As simple as it sounds, my tip for being in with a good chance of winning these types of competitions is to read the brief thoroughly and try to tick all the boxes. ‘Original recipe’, ‘bread as an ingredient’, ‘showcase other Cheshire produce’…tick, tick, tick. I decided to make a Cheshire Breakfast Salad.
This gave me a chance to use my favourite streaky smoked black bacon from The Cheshire Smokehouse together with Bury black pudding, quails eggs, tiny exotic mushrooms, roasted cherry tomatoes and mixed lettuce leaves. I used Roberts white sliced bread to make croutons, and bound the whole thing together with my balsamic salad dressing which includes fresh orange juice to tie in with the breakfast theme.
I sent an outline of my recipe in online and was thrilled to hear it’d been narrowed down to the final three which meant a ‘cook-off’ at The Cheshire Cookery School
I turned up clutching my chef whites and met the two other competitors as well as the judges - Sarah from Robert’s bakery and Jason Palin, resident chef at the cookery school. We had one hour in which to create our dish, and all our ingredients were laid out ready at each station.
My two adversaries looked a little worried as they realised they had almost exactly the same ingredients as each other. They were to have their own battle - It was to be a head to head - the fight of the chocolate, orange bread & butter puddings.
My first strategic move was to weaponise and release bacon sensory overload. You know how good bacon usually smells? Well, this stuff is the grand master of olfactory pleasure. I fried it in a little olive oil until crispy and then took it out with a slotted spoon to drain on kitchen paper. Then I used the same fat to fry the Roberts bread croutons. After the bread had absorbed all that delicious, smoky fat, I drained the croutons on kitchen roll and slowly sautéed the mixed wild mushroom in a little more oil with a whole bashed garlic clove for subtle flavour.

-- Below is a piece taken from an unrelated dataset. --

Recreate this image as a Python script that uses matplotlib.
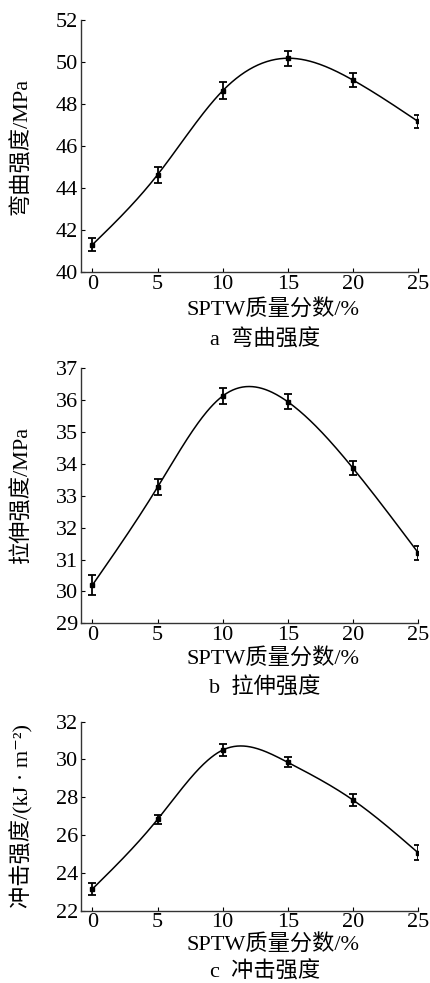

I boiled the quails eggs for 2 minutes, but this nearly proved to be my undoing as the buggers were too soft and virtually impossible to peel, and of course I’d left that job until the last ten minutes…tick tock tick tock.
I bunged the cherry tomatoes and black pudding under the grill and turned the fancy induction hob to turbo boost setting to boil more quails eggs. Three minutes turned out to be perfect and I managed to peel them relatively easily after plunging them in cold water. Judge Jason clocked all this going on and I think he was impressed that I didn’t panic. Things never, ever go to plan in the kitchen so I think a good cook is one who knows what to do about it, and thinks on their feet. People still have to eat, whatever nightmares you’re having.
I’d practiced loads of different ways of plating up this salad but it looks best relatively rustic as all the ingredients are like movie stars taking cameo roles in this production. It works best as a hot and cold salad so when we were given the nod to start plating up I dressed the leaves and scattered round the rest of the ingredients, of course saving centre stage for the croutons – I know my branding.
Whilst the judges conferred, we started washing up and murmured polite things about each other’s dishes. Both bread and butter puddings looked completely different to each other but in the end, it was my dish that won. Jason said,
‘all three dishes were absolutely delicious but Deanna’s recipe in particular appealed because of its use of local produce and because it is a wonderful colourful dish that is perfect for the summer’.
So, now I get to demonstrate my recipe in the Food Live Theatre at 10.30 am on my birthday Wed 22nd June. Top banana. Now, does anyone want a sandwich? toast? Eggy bread? Anyone?